──────── GIVEN MATERIAL ────────

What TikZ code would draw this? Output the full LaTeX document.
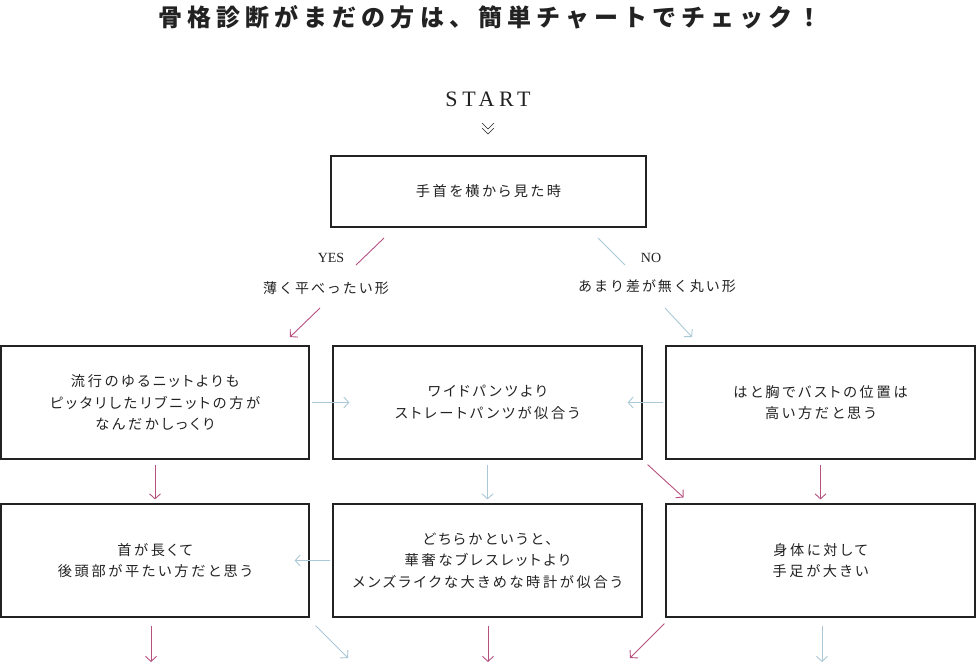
\documentclass[tikz,border=0pt]{standalone}
\usepackage{fontspec}
\setmainfont{Liberation Serif}
\newfontfamily\jpbox{Noto Sans CJK JP}[LetterSpace=19,RawFeature=+palt]
\newfontfamily\jplabf{Noto Sans CJK JP}[LetterSpace=14]
\newfontfamily\jptitle{Noto Sans CJK JP}[LetterSpace=21]
\newfontfamily\serifsp{Liberation Serif}[LetterSpace=21]
\usetikzlibrary{arrows.meta}
\definecolor{pinkc}{RGB}{181,80,127}
\definecolor{bluec}{RGB}{170,200,215}
\definecolor{txt}{RGB}{34,34,34}
\tikzset{
  box/.style={draw=txt, line width=1.2pt, rectangle, inner sep=0pt, align=center,
    text=txt, font=\jpbox\fontsize{14.2}{21.5}\selectfont},
  wbox/.style={box, minimum width=308pt, minimum height=113pt},
  titletext/.style={text=txt, font=\jptitle\bfseries\fontsize{24}{28}\selectfont},
  starttext/.style={text=txt, font=\serifsp\fontsize{22}{25}\selectfont},
  yn/.style={text=txt, font=\fontsize{14}{16}\selectfont},
  jplab/.style={text=txt, font=\jplabf\fontsize{14}{16}\selectfont},
  tip/.style={-{Straight Barb[length=5pt,width=11pt]}},
  pinkarrow/.style={draw=pinkc, line width=0.9pt, tip},
  bluearrow/.style={draw=bluec, line width=0.9pt, tip},
  pinkline/.style={draw=pinkc, line width=0.9pt},
  blueline/.style={draw=bluec, line width=0.9pt},
}
\begin{document}
\begin{tikzpicture}[x=1pt,y=-1pt]
\useasboundingbox (0,0) rectangle (976,670);
\node[titletext] (title) at (490,17) {骨格診断がまだの方は、簡単チャートでチェック！};
\node[starttext] (start) at (488,99) {START};
\draw[draw=txt, line width=0.6pt] (482,123) -- (488,129) -- (494,123);
\draw[draw=txt, line width=0.6pt] (482,128) -- (488,134) -- (494,128);

\node[box, minimum width=315pt, minimum height=71pt] (q1) at (488.5,191.5) {手首を横から見た時};

\node[yn] (yes) at (331,258) {YES};
\node[jplab] (yestext) at (326,288) {薄く平べったい形};
\node[yn] (no) at (651,258) {NO};
\node[jplab] (notext) at (657,286) {あまり差が無く丸い形};

\coordinate (ya) at (384,238); \coordinate (yb) at (356,265);
\coordinate (yc) at (320,308); \coordinate (yd) at (290,337);
\coordinate (na) at (598,238); \coordinate (nb) at (625,265);
\coordinate (nc) at (665,308); \coordinate (nd) at (692,337);
\draw[pinkline] (ya) -- (yb);
\draw[pinkarrow] (yc) -- (yd);
\draw[blueline] (na) -- (nb);
\draw[bluearrow] (nc) -- (nd);

\node[wbox] (a) at (155,402.5) {流行のゆるニットよりも\\ピッタリしたリブニットの方が\\なんだかしっくり};
\node[wbox, minimum width=309pt] (b) at (487.5,402.5) {ワイドパンツより\\ストレートパンツが似合う};
\node[wbox, minimum width=309pt] (c) at (820.5,402.5) {はと胸でバストの位置は\\高い方だと思う};

\node[wbox] (d) at (155,560.5) {首が長くて\\後頭部が平たい方だと思う};
\node[wbox, minimum width=309pt] (e) at (487.5,560.5) {どちらかというと、\\華奢なブレスレットより\\メンズライクな大きめな時計が似合う};
\node[wbox, minimum width=309pt] (f) at (820.5,560.5) {身体に対して\\手足が大きい};

% row 2 horizontal
\draw[bluearrow] ([xshift=2pt]a.east) -- ([xshift=17pt]b.west);
\draw[bluearrow] ([xshift=-2pt]c.west) -- ([xshift=-15pt]b.east);
% row 2 -> row 3
\draw[pinkarrow] ([yshift=-5pt]a.south) -- ([yshift=4pt]d.north);
\draw[bluearrow] ([yshift=-5pt]b.south) -- ([yshift=4pt]e.north);
\draw[pinkarrow] ([yshift=-5pt]c.south) -- ([yshift=4pt]f.north);
\draw[pinkarrow] ([xshift=5pt,yshift=-5pt]b.south east) -- ([xshift=-137pt,yshift=6pt]f.north);
% row 3 horizontal
\draw[bluearrow] ([xshift=-2pt]e.west) -- ([xshift=-15pt]d.east);
% bottom free ends
\coordinate (o1) at (151,662);
\coordinate (o2) at (348,658);
\coordinate (o3) at (488,662);
\coordinate (o4) at (630,658);
\coordinate (o5) at (822,662);
\draw[pinkarrow] ([xshift=-4pt,yshift=-8pt]d.south) -- (o1);
\draw[bluearrow] ([xshift=6pt,yshift=-8pt]d.south east) -- (o2);
\draw[pinkarrow] ([xshift=0.5pt,yshift=-8pt]e.south) -- (o3);
\draw[pinkarrow] ([xshift=-1pt,yshift=-6pt]f.south west) -- (o4);
\draw[bluearrow] ([xshift=1.5pt,yshift=-8pt]f.south) -- (o5);
\end{tikzpicture}
\end{document}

────────

PROBLEM TO WORK ON:
Print out the material word for word, omitting the pictures.

EXERCISE ANSWER:
What TikZ code would draw this? Output the full LaTeX document.
\documentclass[tikz,border=0pt]{standalone}
\usepackage{fontspec}
\setmainfont{Liberation Serif}
\newfontfamily\jpbox{Noto Sans CJK JP}[LetterSpace=19,RawFeature=+palt]
\newfontfamily\jplabf{Noto Sans CJK JP}[LetterSpace=14]
\newfontfamily\jptitle{Noto Sans CJK JP}[LetterSpace=21]
\newfontfamily\serifsp{Liberation Serif}[LetterSpace=21]
\usetikzlibrary{arrows.meta}
\definecolor{pinkc}{RGB}{181,80,127}
\definecolor{bluec}{RGB}{170,200,215}
\definecolor{txt}{RGB}{34,34,34}
\tikzset{
  box/.style={draw=txt, line width=1.2pt, rectangle, inner sep=0pt, align=center,
    text=txt, font=\jpbox\fontsize{14.2}{21.5}\selectfont},
  wbox/.style={box, minimum width=308pt, minimum height=113pt},
  titletext/.style={text=txt, font=\jptitle\bfseries\fontsize{24}{28}\selectfont},
  starttext/.style={text=txt, font=\serifsp\fontsize{22}{25}\selectfont},
  yn/.style={text=txt, font=\fontsize{14}{16}\selectfont},
  jplab/.style={text=txt, font=\jplabf\fontsize{14}{16}\selectfont},
  tip/.style={-{Straight Barb[length=5pt,width=11pt]}},
  pinkarrow/.style={draw=pinkc, line width=0.9pt, tip},
  bluearrow/.style={draw=bluec, line width=0.9pt, tip},
  pinkline/.style={draw=pinkc, line width=0.9pt},
  blueline/.style={draw=bluec, line width=0.9pt},
}
\begin{document}
\begin{tikzpicture}[x=1pt,y=-1pt]
\useasboundingbox (0,0) rectangle (976,670);
\node[titletext] (title) at (490,17) {骨格診断がまだの方は、簡単チャートでチェック！};
\node[starttext] (start) at (488,99) {START};
\draw[draw=txt, line width=0.6pt] (482,123) -- (488,129) -- (494,123);
\draw[draw=txt, line width=0.6pt] (482,128) -- (488,134) -- (494,128);

\node[box, minimum width=315pt, minimum height=71pt] (q1) at (488.5,191.5) {手首を横から見た時};

\node[yn] (yes) at (331,258) {YES};
\node[jplab] (yestext) at (326,288) {薄く平べったい形};
\node[yn] (no) at (651,258) {NO};
\node[jplab] (notext) at (657,286) {あまり差が無く丸い形};

\coordinate (ya) at (384,238); \coordinate (yb) at (356,265);
\coordinate (yc) at (320,308); \coordinate (yd) at (290,337);
\coordinate (na) at (598,238); \coordinate (nb) at (625,265);
\coordinate (nc) at (665,308); \coordinate (nd) at (692,337);
\draw[pinkline] (ya) -- (yb);
\draw[pinkarrow] (yc) -- (yd);
\draw[blueline] (na) -- (nb);
\draw[bluearrow] (nc) -- (nd);

\node[wbox] (a) at (155,402.5) {流行のゆるニットよりも\\ピッタリしたリブニットの方が\\なんだかしっくり};
\node[wbox, minimum width=309pt] (b) at (487.5,402.5) {ワイドパンツより\\ストレートパンツが似合う};
\node[wbox, minimum width=309pt] (c) at (820.5,402.5) {はと胸でバストの位置は\\高い方だと思う};

\node[wbox] (d) at (155,560.5) {首が長くて\\後頭部が平たい方だと思う};
\node[wbox, minimum width=309pt] (e) at (487.5,560.5) {どちらかというと、\\華奢なブレスレットより\\メンズライクな大きめな時計が似合う};
\node[wbox, minimum width=309pt] (f) at (820.5,560.5) {身体に対して\\手足が大きい};

% row 2 horizontal
\draw[bluearrow] ([xshift=2pt]a.east) -- ([xshift=17pt]b.west);
\draw[bluearrow] ([xshift=-2pt]c.west) -- ([xshift=-15pt]b.east);
% row 2 -> row 3
\draw[pinkarrow] ([yshift=-5pt]a.south) -- ([yshift=4pt]d.north);
\draw[bluearrow] ([yshift=-5pt]b.south) -- ([yshift=4pt]e.north);
\draw[pinkarrow] ([yshift=-5pt]c.south) -- ([yshift=4pt]f.north);
\draw[pinkarrow] ([xshift=5pt,yshift=-5pt]b.south east) -- ([xshift=-137pt,yshift=6pt]f.north);
% row 3 horizontal
\draw[bluearrow] ([xshift=-2pt]e.west) -- ([xshift=-15pt]d.east);
% bottom free ends
\coordinate (o1) at (151,662);
\coordinate (o2) at (348,658);
\coordinate (o3) at (488,662);
\coordinate (o4) at (630,658);
\coordinate (o5) at (822,662);
\draw[pinkarrow] ([xshift=-4pt,yshift=-8pt]d.south) -- (o1);
\draw[bluearrow] ([xshift=6pt,yshift=-8pt]d.south east) -- (o2);
\draw[pinkarrow] ([xshift=0.5pt,yshift=-8pt]e.south) -- (o3);
\draw[pinkarrow] ([xshift=-1pt,yshift=-6pt]f.south west) -- (o4);
\draw[bluearrow] ([xshift=1.5pt,yshift=-8pt]f.south) -- (o5);
\end{tikzpicture}
\end{document}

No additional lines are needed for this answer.